The shell 102 has a plurality of bosses 134 (only one of which is numbered in FIG. 9 for purpose of clarity) for receiving suitable fasteners 150 for holding the shells together. The fasteners 150 are the only mechanical fasteners utilized in the entire scraper, all other parts being held in the interior thereof by press fit when the shells 102 and 103 are joined together.

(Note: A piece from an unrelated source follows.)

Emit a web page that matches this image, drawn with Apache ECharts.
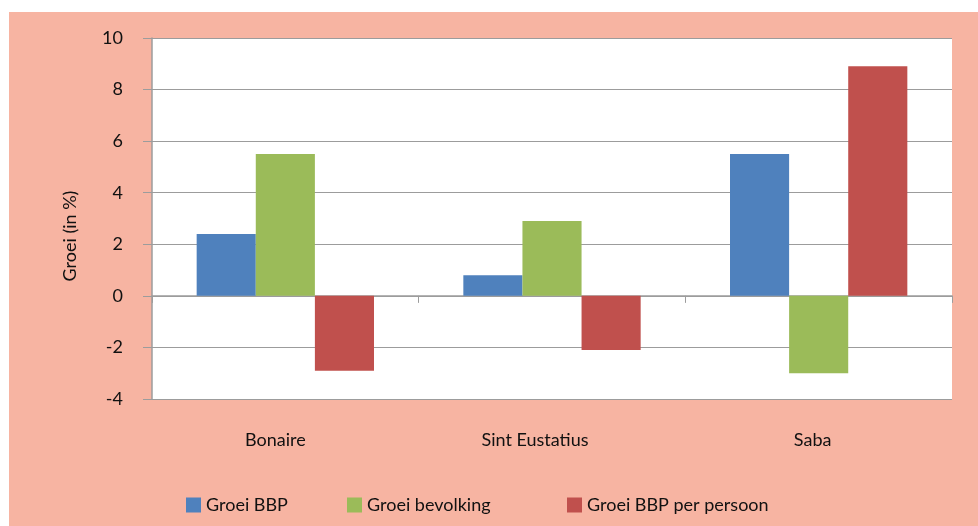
<!DOCTYPE html>
<html>
<head>
<meta charset="utf-8">
<script src="https://cdn.jsdelivr.net/npm/echarts@6/dist/echarts.min.js"></script>
<style>
  html, body { margin: 0; padding: 0; background: #fff; }
  #bg { position: absolute; left: 9px; top: 12px; width: 969px; height: 514px; background: #f7b4a2; }
  #chart { position: absolute; left: 0; top: 0; width: 978px; height: 526px; }
</style>
</head>
<body>
<div id="bg"></div>
<div id="chart"></div>
<script>
    "use strict";

    var islands = ['Bonaire', 'Sint Eustatius', 'Saba'];
    var groeiBBP = [2.4, 0.8, 5.5];
    var groeiBevolking = [5.5, 2.9, -3.0];
    var groeiBBPPerPersoon = [-2.9, -2.1, 8.9];
    var seriesNames = ['Groei BBP', 'Groei bevolking', 'Groei BBP per persoon'];
    var seriesColors = ['#4f81bd', '#9bbb59', '#c0504d'];

    var font = 'Lato, "Open Sans", sans-serif';
    var textColor = '#111';
    var lineColor = '#9c9c9c';
    var fontSize = 18;
    // labels in the original sit a bit left of the category centre
    var labelShiftLeft = [20, 34, 12];

    var chart = echarts.init(document.getElementById('chart'), null, {renderer: 'canvas'});

    function _map(arr, fn) {
        var out = [];
        for (var i = 0; i < arr.length; i++) {
            out.push(fn(arr[i], i));
        }
        return out;
    }

    var seriesData = [groeiBBP, groeiBevolking, groeiBBPPerPersoon];
    var series = _map(seriesData, function (values, i) {
        return {
            name: seriesNames[i],
            type: 'bar',
            data: values,
            barGap: '0%',
            barCategoryGap: '33.5%',
            itemStyle: {color: seriesColors[i]}
        };
    });

    var labelData = _map(islands, function (name, i) {
        return {value: name, textStyle: {padding: [0, labelShiftLeft[i], 0, 0]}};
    });

    // legend items are spaced unevenly in the original, so one legend per item
    var legendLeft = [186, 347, 567];
    var legends = _map(seriesNames, function (name, i) {
        return {
            left: legendLeft[i], top: 496,
            padding: 0,
            itemWidth: 15, itemHeight: 15, itemGap: 0,
            icon: 'rect',
            textStyle: {fontFamily: font, fontSize: fontSize, color: textColor},
            data: [name]
        };
    });

    chart.setOption({
        animation: false,
        backgroundColor: 'transparent',
        textStyle: {fontFamily: font, color: textColor},
        grid: {
            left: 152, right: 26, top: 38, bottom: 127,
            show: true, backgroundColor: '#fff', borderWidth: 0
        },
        legend: legends,
        graphic: [{
            type: 'text',
            x: 70, y: 236,
            rotation: Math.PI / 2,
            style: {
                text: 'Groei (in %)',
                fontFamily: font, fontSize: fontSize, fill: textColor,
                align: 'center', verticalAlign: 'middle'
            }
        }],
        xAxis: [{
            type: 'category',
            data: labelData,
            position: 'bottom',
            axisLine: {show: false, onZero: false},
            axisTick: {show: false},
            axisLabel: {margin: 32, fontSize: fontSize, color: textColor, fontFamily: font}
        }, {
            type: 'category',
            data: islands,
            position: 'top',
            axisLine: {show: true, onZero: true, lineStyle: {color: lineColor, width: 1.5}},
            axisTick: {show: true, inside: true, length: 7, lineStyle: {color: lineColor}},
            axisLabel: {show: false}
        }],
        yAxis: {
            type: 'value',
            min: -4, max: 10, interval: 2,
            axisLine: {show: true, lineStyle: {color: lineColor, width: 1.5}},
            axisTick: {show: true, length: 9, lineStyle: {color: lineColor}},
            axisLabel: {margin: 29, fontSize: fontSize, color: textColor, fontFamily: font},
            splitLine: {show: true, lineStyle: {color: lineColor, width: 1.2}}
        },
        series: series
    });
</script>
</body>
</html>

The scraper 101 is provided with a stroke adjustment means at a rear of the armature 128. The stroke adjustment means includes an upper clamp 151 and a lower clamp 152 which receive a threaded bumper 153 therebetween. The bumper 153 has a screwdriver slot 153a for adjusting the axial position thereof. After the axial position of the bumper 153 has been adjusted, the clamps 151 and 152 are tightened by a bolt 154. The armature 128 directly abuts the bumper 153 as the bladeholder 113 is moved rearwardly by the action of the spring 142, thus limiting the stroke thereof. A forward bumper 139 mounted in the frame 129 limits the forward movement of the armature 128.
Although modifications and changes may be suggested by those skilled in the art, it is the intention of the inventors to embody within the patent warranted hereon all changes and modifications as reasonably and properly come within the scope of their contribution to the art.